Hecate (heca-tee) is the main server of the BedroomLAN.
In fact, vennea.demon.co.uk is really
this machine, not vennea.bedroomlan as one would expect. Hecate is based on
an AMD K6 running at 333 MHz. Hecate has 160 Mb
of RAM and 30 Gb of HDD space. She owns a
SCSI-over-parallel ZIP drive and a real SCSI bus connected to an external
enclosure housing a 4/8G IBM/Seagate tape drive (which I'm trying to sell)
and a NEC 40x SCSI CD-ROM. Hecate controls a conventional modem (currently unused)
and is connected through Ethernet to our 0.5 MBps cable modem. Two other ethernet
interfaces talk to the LAN's 10 Mbps and 100 Mbps ethernet subnets (this incarnation of Hecate the server
is a real Trioditis). As such, Hecate is the network's gateway, firewall and router/switch
between our separate thin Ethernet and fast Ethernet
subnetworks (hey, we actually have an internet at home).
She's also our nameserver, local web server,
mail server, news server, squid WWW caching server, file server, FTP
server, logging host, X11 font server, printer server for our networked HP LaserJet 4 printer
and (phew) SMB server for Windows
shares. Pretty busy for an ‘obsolete’ box (you'd probably need around 2 to 3 NT
boxes for all that, no matter what size the local network). Debian GNU/Linux is, of
course, the operating system of choice. Hecate typically stays up for months on end, the
record being ten months (304 days, in particular). In all cases so far,
downtime was caused by me checking hardware and upgrading the kernel. So much
about Linux being extremely unstable, eh?

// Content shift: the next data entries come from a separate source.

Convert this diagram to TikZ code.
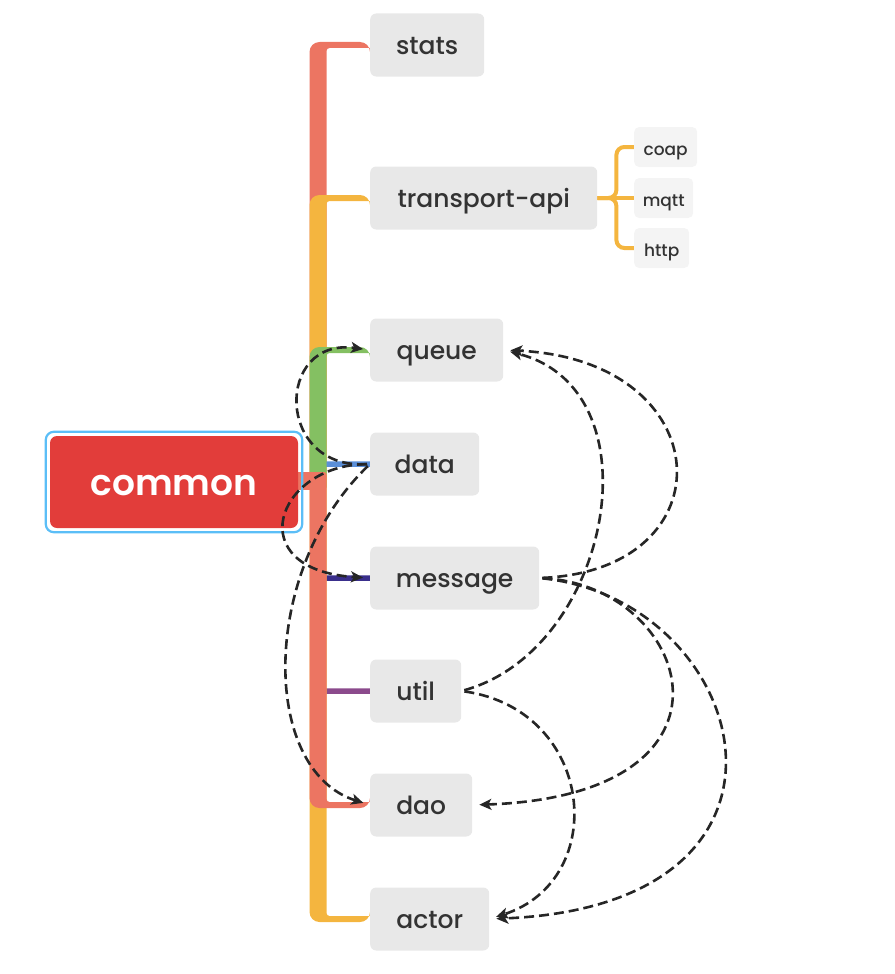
\documentclass[tikz,border=0pt]{standalone}
\usepackage{fontspec}
\setmainfont{Poppins}
\newfontfamily\topicfont{Poppins Medium}
\newfontfamily\centralfont{Poppins SemiBold}
\usetikzlibrary{
  arrows.meta,
  positioning,
  fit,
  backgrounds
}
\definecolor{topicgray}{HTML}{E8E8E8}
\definecolor{subgray}{HTML}{F4F4F4}
\definecolor{textgray}{HTML}{333333}
\definecolor{centralred}{HTML}{E23D3A}
\definecolor{selblue}{HTML}{5BBEF7}
\definecolor{salmon}{HTML}{EC7562}
\definecolor{amber}{HTML}{F4B53F}
\definecolor{leafgreen}{HTML}{84C062}
\definecolor{skyblue}{HTML}{5B8FD8}
\definecolor{indigo}{HTML}{3A2F8C}
\definecolor{plum}{HTML}{8B4A8C}
\definecolor{linkgray}{HTML}{262626}

\begin{document}
\begin{tikzpicture}[
      x=1pt,y=-1pt,
      topic/.style={
         rectangle,
         rounded corners=6pt,
         fill=topicgray,
         text=textgray,
         minimum height=63pt,
         anchor=west,
         font=\topicfont\fontsize{25}{30}\selectfont,
         text height=24pt,
         text depth=5pt
      },
      subtopic/.style={
         rectangle,
         rounded corners=5pt,
         fill=subgray,
         text=textgray,
         minimum height=40pt,
         anchor=west,
         font=\topicfont\fontsize{17}{20}\selectfont,
         text height=19pt,
         text depth=3pt
      },
      central/.style={
         rectangle,
         rounded corners=7pt,
         fill=centralred,
         text=white,
         minimum width=248pt,
         minimum height=92pt,
         font=\centralfont\fontsize{36}{44}\selectfont,
         text height=31pt,
         text depth=5pt
      },
      selection/.style={
         rectangle,
         rounded corners=8pt,
         draw=selblue,
         line width=2.2pt,
         inner sep=4pt
      },
      up branch/.style={
         to path={([xshift=-8.5pt]\tikztostart) [rounded corners=10pt] |- ([yshift=3pt]\tikztotarget)
            [sharp corners] -- ([yshift=-3pt]\tikztotarget)
            [rounded corners=3pt] -| ([xshift=8.5pt]\tikztostart) -- cycle}
      },
      down branch/.style={
         to path={([xshift=-8.5pt]\tikztostart) [rounded corners=10pt] |- ([yshift=-3pt]\tikztotarget)
            [sharp corners] -- ([yshift=3pt]\tikztotarget)
            [rounded corners=3pt] -| ([xshift=8.5pt]\tikztostart) -- cycle}
      },
      twig/.style={line width=5.5pt, rounded corners=8pt},
      vh path/.style={to path={|- (\tikztotarget)}},
      link/.style={
         draw=linkgray, line width=2.6pt, dash pattern=on 10pt off 5pt,
         -{Stealth[length=12pt,width=11pt,inset=3pt]},
         shorten >=7pt, shorten <=3pt
      }
    ]
    \useasboundingbox (0,0) rectangle (894,974);

    \node (common) [central] at (174,482) {common};
    \node (commonsel) [selection, fit=(common)] {};

    \node (stats)   [topic, minimum width=114pt] at (370,45)  {stats};
    \node (tapi)    [topic, minimum width=227pt] at (370,198) {transport-api};
    \node (queue)   [topic, minimum width=133pt] at (370,350) {queue};
    \node (data)    [topic, minimum width=109pt] at (370,464) {data};
    \node (message) [topic, minimum width=169pt] at (370,578) {message};
    \node (util)    [topic, minimum width=91pt]  at (370,691) {util};
    \node (dao)     [topic, minimum width=102pt] at (370,805) {dao};
    \node (actor)   [topic, minimum width=119pt] at (370,919) {actor};

    \node (coap) [subtopic, minimum width=63pt] at (634,147) {coap};
    \node (mqtt) [subtopic, minimum width=59pt] at (634,198) {mqtt};
    \node (http) [subtopic, minimum width=55pt] at (634,248) {http};

    \begin{scope}[on background layer]
      \coordinate (upstem) at (318,490);
      \coordinate (downstem) at (318,472);
      \fill[salmon] (upstem) to[up branch] (stats.west);
      \fill[amber] (upstem) to[up branch] (tapi.west);
      \draw[twig, skyblue] (upstem) to[vh path] (data.west);
      \fill[leafgreen] (upstem) to[up branch] (queue.west);
      \draw[twig, indigo] (downstem) to[vh path] (message.west);
      \draw[twig, plum] (downstem) to[vh path] (util.west);
      \fill[amber] (downstem) to[down branch] (actor.west);
      \fill[salmon] (downstem) to[down branch] (dao.west);
      \fill[salmon] (common.east |- downstem) rectangle (upstem);
      \draw[twig, amber, line width=4pt] (tapi.east) -- ++(19,0) |- (coap.west);
      \draw[twig, amber, line width=4pt] (tapi.east) -- (mqtt.west);
      \draw[twig, amber, line width=4pt] (tapi.east) -- ++(19,0) |- (http.west);
    \end{scope}

    \draw[link] (data.west) .. controls +(-95,6) and +(-95,-13) .. (queue.west);
    \draw[link] (data.west) .. controls +(-95,1) and +(-130,-8) .. (message.west);
    \draw[link] (data.west) .. controls +(-110,106) and +(-110,-35) .. (dao.west);
    \draw[link] (message.east) .. controls +(191,-8) and +(217,10) .. (queue.east);
    \draw[link] (message.east) .. controls +(151,7) and +(288,-10) .. (dao.east);
    \draw[link] (message.east) .. controls +(211,22) and +(346,-14) .. (actor.east);
    \draw[link] (util.east) .. controls +(149,-41) and +(157,40) .. (queue.east);
    \draw[link] (util.east) .. controls +(134,19) and +(121,-39) .. (actor.east);
\end{tikzpicture}
\end{document}
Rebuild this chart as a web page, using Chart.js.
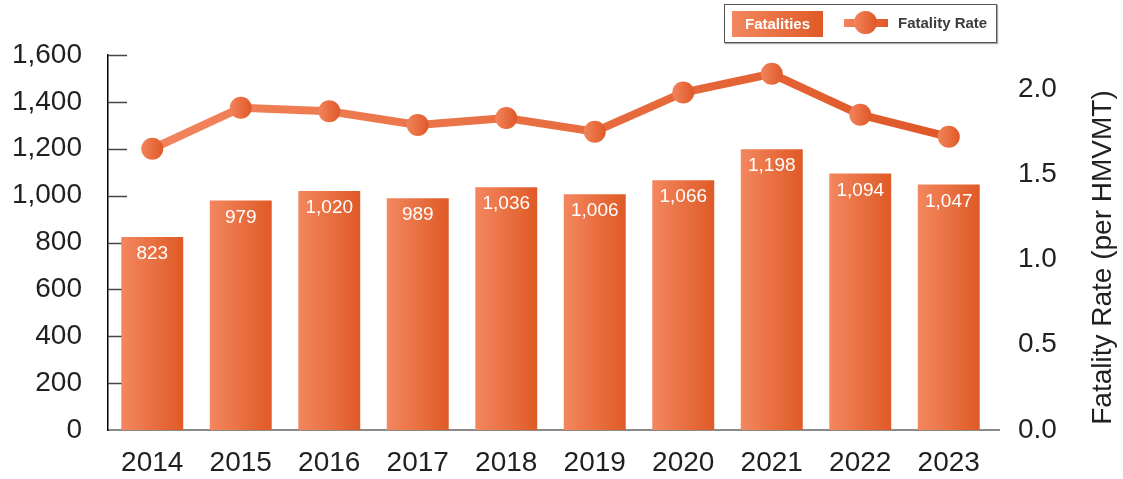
<!DOCTYPE html>
<html><head><meta charset="utf-8">
<script src="https://cdn.jsdelivr.net/npm/chart.js@4/dist/chart.umd.min.js"></script>
<style>
html,body{margin:0;padding:0;background:#fff;}
#wrap{position:relative;width:1123px;height:479px;}
#legend{position:absolute;left:724px;top:4px;width:271px;height:37px;border:1px solid #555;box-shadow:1px 1px 1px #aaa;background:#fff;font-family:'Liberation Sans',Arial,sans-serif;font-weight:bold;font-size:15px;}
#lg1{position:absolute;left:7px;top:6px;width:91px;height:26px;background:linear-gradient(to right,#f3875f,#df5a26);color:#fff;line-height:26px;text-align:center;}
#lg2line{position:absolute;left:119px;top:14px;width:44px;height:8px;background:linear-gradient(to right,#f2845c,#df5828);}
#lg2dot{position:absolute;left:129px;top:6px;width:23px;height:23px;border-radius:50%;background:linear-gradient(to right,#f2845c,#df5828);}
#lg2txt{position:absolute;left:173px;top:9px;color:#3c3c3c;}
</style></head>
<body>
<div id="wrap">
<canvas id="c" width="1123" height="479"></canvas>
<div id="legend"><div id="lg1">Fatalities</div><div id="lg2line"></div><div id="lg2dot"></div><div id="lg2txt">Fatality Rate</div></div>
</div>
<script>
const years = ['2014','2015','2016','2017','2018','2019','2020','2021','2022','2023'];
const fatalities = [823, 979, 1020, 989, 1036, 1006, 1066, 1198, 1094, 1047];
const fatalityRate = [1.65, 1.89, 1.87, 1.79, 1.83, 1.75, 1.98, 2.09, 1.85, 1.72];
const leftTicks = [0, 200, 400, 600, 800, 1000, 1200, 1400, 1600];
const rightTicks = [0.0, 0.5, 1.0, 1.5, 2.0];
const rightTitle = 'Fatality Rate (per HMVMT)';

const FONT = "'Liberation Sans', Arial, sans-serif";
const TXT = '#231f20';
const BAR_PCT = 0.70;

function barGrad(ctx){
  const chart = ctx.chart;
  const xs = chart.scales && chart.scales.x;
  if (!xs || !chart.chartArea || ctx.dataIndex === undefined) return '#e8703e';
  const cx = xs.getPixelForValue(ctx.dataIndex);
  const w = xs.width / years.length * BAR_PCT;
  const g = chart.ctx.createLinearGradient(cx - w/2, 0, cx + w/2, 0);
  g.addColorStop(0, '#f3875f'); g.addColorStop(1, '#df5a26');
  return g;
}
function lineGrad(ctx){
  const chart = ctx.chart;
  const xs = chart.scales && chart.scales.x;
  if (!xs || !chart.chartArea) return '#e8703e';
  const g = chart.ctx.createLinearGradient(xs.getPixelForValue(0), 0, xs.getPixelForValue(years.length-1), 0);
  g.addColorStop(0, '#f2845c'); g.addColorStop(1, '#df5828');
  return g;
}
function pointGrad(ctx){
  const chart = ctx.chart;
  const xs = chart.scales && chart.scales.x;
  if (!xs || !chart.chartArea || ctx.dataIndex === undefined) return '#e8703e';
  const cx = xs.getPixelForValue(ctx.dataIndex);
  const g = chart.ctx.createLinearGradient(cx - 11, 0, cx + 11, 0);
  g.addColorStop(0, '#f2845c'); g.addColorStop(1, '#df5828');
  return g;
}

const innerTicks = {
  id: 'innerTicks',
  beforeDatasetsDraw(chart){
    const y = chart.scales.y; const c = chart.ctx; const a = chart.chartArea;
    c.save(); c.strokeStyle = '#444'; c.lineWidth = 1.5;
    y.ticks.forEach(t => {
      if (t.value === 0) return;
      const py = Math.round(y.getPixelForValue(t.value)) + 0.5;
      c.beginPath(); c.moveTo(y.right, py); c.lineTo(y.right + 19, py); c.stroke();
    });
    // extend the bottom axis line a little past the plot area, as in the original
    c.strokeStyle = '#8a8a8a'; c.lineWidth = 2;
    c.beginPath(); c.moveTo(a.right - 1, a.bottom); c.lineTo(a.right + 7, a.bottom); c.stroke();
    c.restore();
  }
};
const barLabels = {
  id: 'barLabels',
  afterDatasetDraw(chart, args){
    if (args.index !== 1) return;
    const c = chart.ctx; const meta = chart.getDatasetMeta(1);
    c.save(); c.fillStyle = '#fff'; c.font = '19px ' + FONT;
    c.textAlign = 'center'; c.textBaseline = 'middle';
    meta.data.forEach((el, i) => {
      c.fillText(fatalities[i].toLocaleString('en-US'), el.x, el.y + 17);
    });
    c.restore();
  }
};
const sideTitle = {
  id: 'sideTitle',
  afterDraw(chart){
    const c = chart.ctx; const a = chart.chartArea;
    c.save(); c.fillStyle = TXT; c.font = '28px ' + FONT;
    c.textAlign = 'center'; c.textBaseline = 'middle';
    c.translate(chart.width - 20, (a.top + a.bottom)/2 + 15);
    c.rotate(-Math.PI/2); c.fillText(rightTitle, 0, 0);
    c.restore();
  }
};

new Chart(document.getElementById('c'), {
  data: {
    labels: years,
    datasets: [
      { type: 'line', label: 'Fatality Rate', data: fatalityRate, yAxisID: 'y1', order: 0,
        borderColor: lineGrad, borderWidth: 8, pointRadius: 11, pointHoverRadius: 11,
        pointBackgroundColor: pointGrad, pointBorderWidth: 0, tension: 0, clip: false },
      { type: 'bar', label: 'Fatalities', data: fatalities, yAxisID: 'y', order: 1,
        backgroundColor: barGrad, borderWidth: 0, barPercentage: BAR_PCT, categoryPercentage: 1 }
    ]
  },
  options: {
    responsive: false, devicePixelRatio: 1, animation: false,
    layout: { padding: { top: 55, left: 0, right: 0, bottom: 0 } },
    plugins: { legend: { display: false }, tooltip: { enabled: false } },
    scales: {
      x: {
        grid: { display: false, drawTicks: false },
        border: { display: true, color: '#8a8a8a', width: 2 },
        ticks: { font: { size: 28, family: FONT }, color: TXT, padding: 16 },
        afterFit(s){ s.height = 49; }
      },
      y: {
        position: 'left', min: 0, max: 1600,
        grid: { display: false, drawTicks: false },
        border: { display: true, color: '#000', width: 1.5 },
        ticks: { stepSize: 200, font: { size: 28, family: FONT }, color: TXT, padding: 26,
          callback: v => Number(v).toLocaleString('en-US') },
        afterBuildTicks(s){ s.ticks = leftTicks.map(v => ({ value: v })); },
        afterFit(s){ s.width = 108; }
      },
      y1: {
        position: 'right', min: 0, max: 2.2,
        grid: { display: false, drawTicks: false },
        border: { display: false },
        ticks: { font: { size: 28, family: FONT }, color: TXT, padding: 25,
          callback: v => Number(v).toFixed(1) },
        afterBuildTicks(s){ s.ticks = rightTicks.map(v => ({ value: v })); },
        afterFit(s){ s.width = 130; }
      }
    }
  },
  plugins: [innerTicks, barLabels, sideTitle]
});
</script>
</body></html>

Hecate is named after the ancient Greek deity of the same name (Thessalian in
origin). Hecate was worshiped in several aspects. Hecate Trioditis protected
junctions where three roads met. She was a northern fertility and mother
goddess. Some claim her followers were the first to practice witchcraft as
it's ‘known’ today (nothing like Wicca, and I'll happily bind your flames to
/dev/null, blessed be). Her triple nature is evidenced all over Greek
mythology and Hecate appears as various other goddesses. Just look for triple
goddesses, above and beyond the Olympian gods and you'll see. Bonus points for
spotting the maiden-mother-crone ones. Hecate, of course, is a lunar goddess.
With Hecate connecting three networks together, her name again makes sense:
she's at the junction of our old, coaxial segment, our newer 100 Mbit
Ethernet, and the outside world, whatever that is.